▶ **Exercise goal**
Repeat everything from the first line of the listing below through the line that contains "from matplotlib.ticker import", exactly. Leave out pictures.

▶ **Data extract**
========

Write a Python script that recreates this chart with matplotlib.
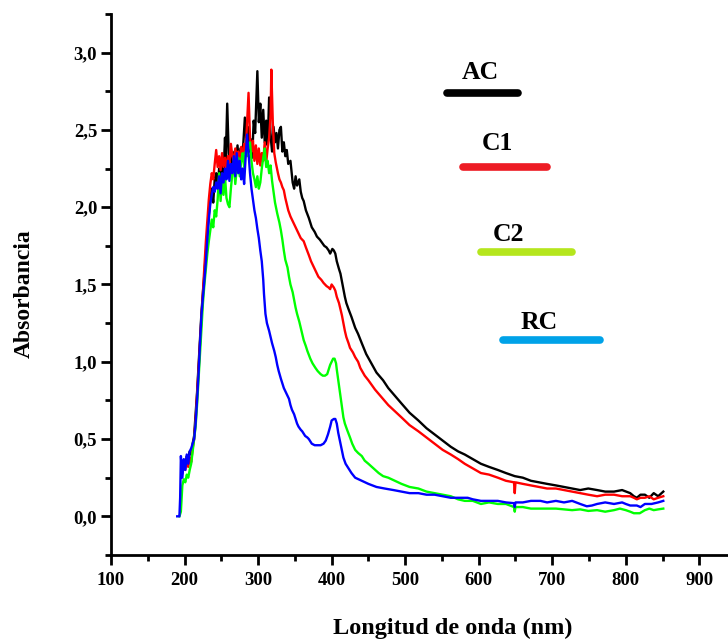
import numpy as np
import matplotlib
matplotlib.use('Agg')
import matplotlib.pyplot as plt
from matplotlib.ticker import MultipleLocator, FuncFormatter

# spectra (nm, absorbance)
wl_ac = [197, 199, 201, 203, 205, 207, 209, 211, 213, 215,
         217, 219, 221, 223, 225, 227, 229, 231, 233, 235,
         237, 239, 241, 243, 245, 247, 249, 251, 253, 255,
         256, 258, 260, 262, 264, 266, 268, 270, 272, 274,
         276, 278, 280, 282, 284, 286, 288, 290, 292, 294,
         296, 297, 299, 301, 303, 305, 307, 309, 311, 313,
         315, 317, 319, 321, 323, 325, 327, 329, 331, 333,
         335, 337, 339, 341, 344, 347, 349, 351, 353, 356,
         358, 360, 362, 365, 369, 373, 377, 380, 384, 387,
         390, 393, 396, 398, 401, 403, 405, 407, 410, 412,
         414, 416, 418, 420, 423, 427, 432, 436, 441, 447,
         454, 461, 470, 477, 486, 495, 506, 518, 529, 540,
         551, 562, 572, 581, 592, 603, 614, 626, 637, 649,
         660, 671, 682, 693, 705, 716, 727, 738, 749, 761,
         772, 784, 795, 806, 811, 815, 820, 826, 832, 838,
         844, 851]
abs_ac = [0.30, 0.36, 0.33, 0.39, 0.37, 0.42, 0.40, 0.47, 0.52, 0.66,
          0.80, 0.97, 1.15, 1.32, 1.45, 1.57, 1.70, 1.83, 1.95, 2.05,
          2.12, 2.03, 2.18, 2.22, 2.12, 2.25, 2.18, 2.30, 2.22, 2.45,
          2.30, 2.67, 2.35, 2.25, 2.33, 2.22, 2.36, 2.28, 2.40, 2.27,
          2.38, 2.30, 2.42, 2.58, 2.45, 2.52, 2.36, 2.44, 2.32, 2.56,
          2.48, 2.62, 2.88, 2.55, 2.67, 2.45, 2.63, 2.42, 2.56, 2.40,
          2.71, 2.46, 2.36, 2.52, 2.42, 2.48, 2.38, 2.50, 2.52, 2.36,
          2.42, 2.33, 2.37, 2.28, 2.30, 2.16, 2.12, 2.20, 2.14, 2.18,
          2.10, 2.06, 2.04, 1.98, 1.93, 1.87, 1.84, 1.81, 1.79, 1.77,
          1.75, 1.74, 1.72, 1.70, 1.73, 1.72, 1.70, 1.65, 1.60, 1.57,
          1.52, 1.47, 1.42, 1.38, 1.34, 1.29, 1.22, 1.18, 1.12, 1.05,
          0.99, 0.93, 0.88, 0.83, 0.78, 0.73, 0.67, 0.62, 0.57, 0.53,
          0.49, 0.45, 0.42, 0.40, 0.37, 0.34, 0.32, 0.30, 0.28, 0.26,
          0.25, 0.23, 0.22, 0.21, 0.20, 0.19, 0.18, 0.17, 0.18, 0.17,
          0.16, 0.16, 0.17, 0.15, 0.13, 0.12, 0.14, 0.14, 0.12, 0.15,
          0.13, 0.16]

wl_c1 = [197, 199, 201, 203, 205, 207, 209, 211, 213, 215,
         217, 219, 221, 223, 225, 227, 229, 231, 233, 235,
         237, 239, 241, 243, 245, 247, 249, 251, 253, 255,
         257, 259, 261, 263, 265, 267, 269, 271, 273, 275,
         277, 279, 281, 283, 285, 287, 289, 291, 293, 295,
         297, 299, 301, 303, 305, 307, 309, 311, 313, 315,
         317, 318, 320, 322, 324, 327, 329, 331, 333, 335,
         337, 339, 341, 344, 346, 349, 352, 355, 358, 362,
         365, 369, 372, 376, 379, 382, 386, 389, 393, 396,
         398, 400, 403, 405, 407, 410, 412, 414, 416, 418,
         420, 423, 425, 429, 432, 436, 439, 445, 450, 459,
         468, 477, 486, 495, 506, 518, 529, 540, 551, 562,
         572, 581, 592, 603, 614, 626, 637, 648, 649, 650,
         660, 671, 682, 693, 705, 716, 727, 738, 749, 761,
         772, 784, 795, 806, 811, 815, 820, 826, 832, 838,
         844, 851]
abs_c1 = [0.28, 0.34, 0.30, 0.36, 0.32, 0.38, 0.35, 0.44, 0.50, 0.62,
          0.78, 0.95, 1.12, 1.30, 1.46, 1.62, 1.78, 1.92, 2.05, 2.15,
          2.22, 2.18, 2.28, 2.37, 2.26, 2.33, 2.24, 2.35, 2.26, 2.32,
          2.25, 2.33, 2.28, 2.41, 2.33, 2.30, 2.38, 2.31, 2.36, 2.28,
          2.39, 2.30, 2.41, 2.35, 2.55, 2.74, 2.45, 2.36, 2.43, 2.30,
          2.40, 2.28, 2.38, 2.27, 2.35, 2.30, 2.42, 2.29, 2.38, 2.45,
          2.60, 2.89, 2.55, 2.35, 2.29, 2.22, 2.18, 2.16, 2.13, 2.11,
          2.06, 2.02, 1.98, 1.94, 1.92, 1.89, 1.86, 1.83, 1.80, 1.78,
          1.74, 1.69, 1.65, 1.61, 1.58, 1.55, 1.53, 1.51, 1.49, 1.48,
          1.47, 1.50, 1.48, 1.46, 1.42, 1.38, 1.34, 1.30, 1.25, 1.20,
          1.16, 1.12, 1.09, 1.06, 1.03, 1.00, 0.96, 0.91, 0.88, 0.82,
          0.77, 0.72, 0.68, 0.64, 0.59, 0.55, 0.51, 0.47, 0.43, 0.40,
          0.37, 0.34, 0.31, 0.28, 0.27, 0.25, 0.23, 0.22, 0.15, 0.22,
          0.21, 0.20, 0.19, 0.18, 0.18, 0.17, 0.16, 0.15, 0.14, 0.13,
          0.14, 0.14, 0.13, 0.13, 0.12, 0.11, 0.12, 0.12, 0.13, 0.11,
          0.12, 0.13]

wl_c2 = [193, 195, 197, 199, 201, 203, 205, 207, 209, 211,
         213, 215, 217, 219, 221, 223, 225, 227, 229, 231,
         233, 235, 237, 239, 241, 243, 245, 247, 249, 251,
         253, 255, 257, 259, 261, 263, 265, 267, 269, 271,
         273, 275, 277, 279, 281, 283, 285, 287, 289, 291,
         293, 295, 297, 299, 301, 303, 305, 307, 309, 311,
         313, 315, 317, 319, 321, 323, 326, 329, 331, 333,
         335, 337, 340, 342, 344, 347, 349, 351, 353, 356,
         358, 360, 362, 365, 367, 371, 374, 378, 381, 385,
         388, 391, 394, 396, 398, 400, 402, 404, 406, 407,
         409, 410, 412, 414, 416, 418, 421, 425, 428, 432,
         436, 441, 445, 450, 457, 464, 470, 477, 486, 495,
         506, 518, 529, 540, 551, 562, 572, 581, 592, 603,
         614, 626, 637, 648, 649, 650, 660, 671, 682, 693,
         705, 716, 727, 738, 749, 761, 772, 784, 792, 800,
         806, 811, 819, 826, 832, 838, 844, 851]
abs_c2 = [0.00, 0.03, 0.20, 0.24, 0.22, 0.27, 0.25, 0.30, 0.34, 0.42,
          0.50, 0.58, 0.72, 0.88, 1.05, 1.22, 1.38, 1.50, 1.60, 1.70,
          1.78, 1.85, 1.92, 1.87, 1.98, 1.94, 2.05, 2.22, 2.04, 2.18,
          2.08, 2.20, 2.06, 2.02, 2.00, 2.12, 2.22, 2.28, 2.15, 2.25,
          2.32, 2.20, 2.30, 2.35, 2.26, 2.36, 2.33, 2.40, 2.42, 2.30,
          2.22, 2.18, 2.13, 2.20, 2.12, 2.16, 2.25, 2.32, 2.38, 2.26,
          2.30, 2.22, 2.27, 2.17, 2.10, 2.03, 1.96, 1.90, 1.85, 1.79,
          1.72, 1.66, 1.61, 1.55, 1.50, 1.45, 1.40, 1.35, 1.31, 1.26,
          1.22, 1.18, 1.14, 1.10, 1.07, 1.02, 0.99, 0.96, 0.94, 0.92,
          0.91, 0.91, 0.92, 0.95, 0.98, 1.00, 1.02, 1.02, 0.99, 0.95,
          0.88, 0.84, 0.78, 0.70, 0.64, 0.60, 0.56, 0.51, 0.47, 0.43,
          0.41, 0.39, 0.36, 0.34, 0.31, 0.28, 0.26, 0.25, 0.23, 0.21,
          0.19, 0.18, 0.16, 0.15, 0.14, 0.13, 0.11, 0.10, 0.10, 0.08,
          0.09, 0.08, 0.08, 0.06, 0.03, 0.06, 0.06, 0.05, 0.05, 0.05,
          0.05, 0.045, 0.04, 0.045, 0.035, 0.04, 0.03, 0.04, 0.05, 0.04,
          0.03, 0.02, 0.02, 0.04, 0.05, 0.04, 0.045, 0.05]

wl_rc = [190, 193, 194, 195, 197, 199, 201, 203, 205, 207,
         209, 211, 213, 215, 217, 219, 221, 223, 225, 227,
         229, 231, 233, 235, 237, 239, 241, 243, 245, 247,
         249, 251, 253, 255, 257, 259, 261, 263, 265, 267,
         269, 271, 273, 275, 277, 279, 281, 283, 285, 287,
         289, 291, 293, 295, 297, 299, 301, 303, 305, 307,
         308, 310, 312, 315, 317, 319, 322, 324, 326, 328,
         331, 333, 335, 337, 340, 342, 344, 346, 349, 351,
         353, 355, 358, 360, 364, 367, 369, 373, 377, 381,
         385, 389, 392, 395, 398, 400, 403, 405, 407, 409,
         412, 414, 416, 419, 423, 427, 432, 441, 450, 461,
         472, 484, 495, 506, 518, 529, 540, 551, 562, 572,
         585, 592, 603, 614, 626, 637, 648, 649, 650, 660,
         671, 684, 693, 705, 716, 727, 738, 747, 754, 761,
         772, 784, 795, 800, 806, 815, 820, 826, 835, 844,
         851]
abs_rc = [0.00, 0.00, 0.12, 0.39, 0.25, 0.37, 0.30, 0.40, 0.34, 0.42,
          0.44, 0.47, 0.50, 0.60, 0.75, 0.92, 1.12, 1.30, 1.42, 1.53,
          1.65, 1.80, 1.92, 2.02, 2.08, 2.13, 2.10, 2.16, 2.12, 2.20,
          2.09, 2.22, 2.16, 2.25, 2.18, 2.30, 2.17, 2.28, 2.22, 2.33,
          2.20, 2.35, 2.22, 2.30, 2.18, 2.25, 2.15, 2.32, 2.47, 2.35,
          2.22, 2.12, 2.05, 1.98, 1.93, 1.86, 1.80, 1.72, 1.65, 1.53,
          1.44, 1.31, 1.25, 1.20, 1.16, 1.12, 1.07, 1.03, 0.98, 0.94,
          0.89, 0.86, 0.83, 0.81, 0.78, 0.76, 0.72, 0.69, 0.66, 0.63,
          0.60, 0.58, 0.56, 0.55, 0.52, 0.51, 0.50, 0.47, 0.46, 0.46,
          0.46, 0.47, 0.49, 0.53, 0.58, 0.62, 0.63, 0.63, 0.60, 0.54,
          0.47, 0.42, 0.38, 0.34, 0.31, 0.28, 0.25, 0.23, 0.21, 0.19,
          0.18, 0.17, 0.16, 0.15, 0.15, 0.14, 0.14, 0.13, 0.12, 0.12,
          0.12, 0.11, 0.10, 0.10, 0.10, 0.09, 0.085, 0.06, 0.09, 0.09,
          0.10, 0.10, 0.09, 0.10, 0.09, 0.10, 0.08, 0.065, 0.07, 0.08,
          0.09, 0.08, 0.09, 0.08, 0.07, 0.07, 0.06, 0.08, 0.08, 0.09,
          0.10]

labels = ['AC', 'C1', 'C2', 'RC']
line_colors = ['black', '#ff0000', '#00ff00', '#0000ff']
key_colors = ['black', '#ed1c24', '#b5e61d', '#00a2e8']

plt.rcParams['font.family'] = 'serif'
plt.rcParams['font.serif'] = ['Liberation Serif', 'DejaVu Serif']
plt.rcParams['font.weight'] = 'bold'

fig = plt.figure(figsize=(7.28, 6.39), dpi=100)
ax = fig.add_axes([0.1525, 0.1315, 0.8475, 0.8466])

series = [(wl_ac, abs_ac), (wl_c1, abs_c1), (wl_c2, abs_c2), (wl_rc, abs_rc)]
for (wl, a), c in zip(series, line_colors):
    ax.plot(wl, a, color=c, linewidth=1.7)

ax.set_xlim(100, 939)
ax.set_ylim(-0.25, 3.25)
ax.xaxis.set_major_locator(MultipleLocator(100))
ax.xaxis.set_minor_locator(MultipleLocator(50))
ax.yaxis.set_major_locator(MultipleLocator(0.5))
ax.yaxis.set_minor_locator(MultipleLocator(0.25))
ax.yaxis.set_major_formatter(FuncFormatter(lambda v, p: ('%.1f' % v).replace('.', ',')))

for s in ['top', 'right']:
    ax.spines[s].set_visible(False)
for s in ['left', 'bottom']:
    ax.spines[s].set_linewidth(2.0)

ax.tick_params(axis='both', which='major', direction='out', length=7, width=2,
               labelsize=13.5)
ax.tick_params(axis='both', which='minor', direction='out', length=4, width=2)
ax.tick_params(axis='x', which='major', pad=5)
ax.tick_params(axis='y', which='major', pad=3)

fig.text(0.033, 0.541, 'Absorbancia', rotation=90, ha='center', va='center',
         fontsize=17, fontweight='bold')
fig.text(0.622, 0.017, 'Longitud de onda (nm)', ha='center', va='center',
         fontsize=17.5, fontweight='bold')

# hand-made key: label above a short thick bar
text_pos = [(0.598, 0.891), (0.627, 0.760), (0.645, 0.593), (0.694, 0.429)]
bar_pos = [(0.545, 0.660, 0.854), (0.570, 0.707, 0.717),
           (0.600, 0.747, 0.560), (0.635, 0.793, 0.397)]
for lab, kc, tp, bp in zip(labels, key_colors, text_pos, bar_pos):
    ax.text(tp[0], tp[1], lab, transform=ax.transAxes, ha='center', va='center',
            fontsize=18.5, fontweight='bold')
    ax.plot([bp[0], bp[1]], [bp[2], bp[2]], transform=ax.transAxes,
            color=kc, linewidth=5.5, solid_capstyle='round', clip_on=False)

fig.savefig('out.png', dpi=100)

========

▶ **Task response**
Write a Python script that recreates this chart with matplotlib.
import numpy as np
import matplotlib
matplotlib.use('Agg')
import matplotlib.pyplot as plt
from matplotlib.ticker import MultipleLocator, FuncFormatter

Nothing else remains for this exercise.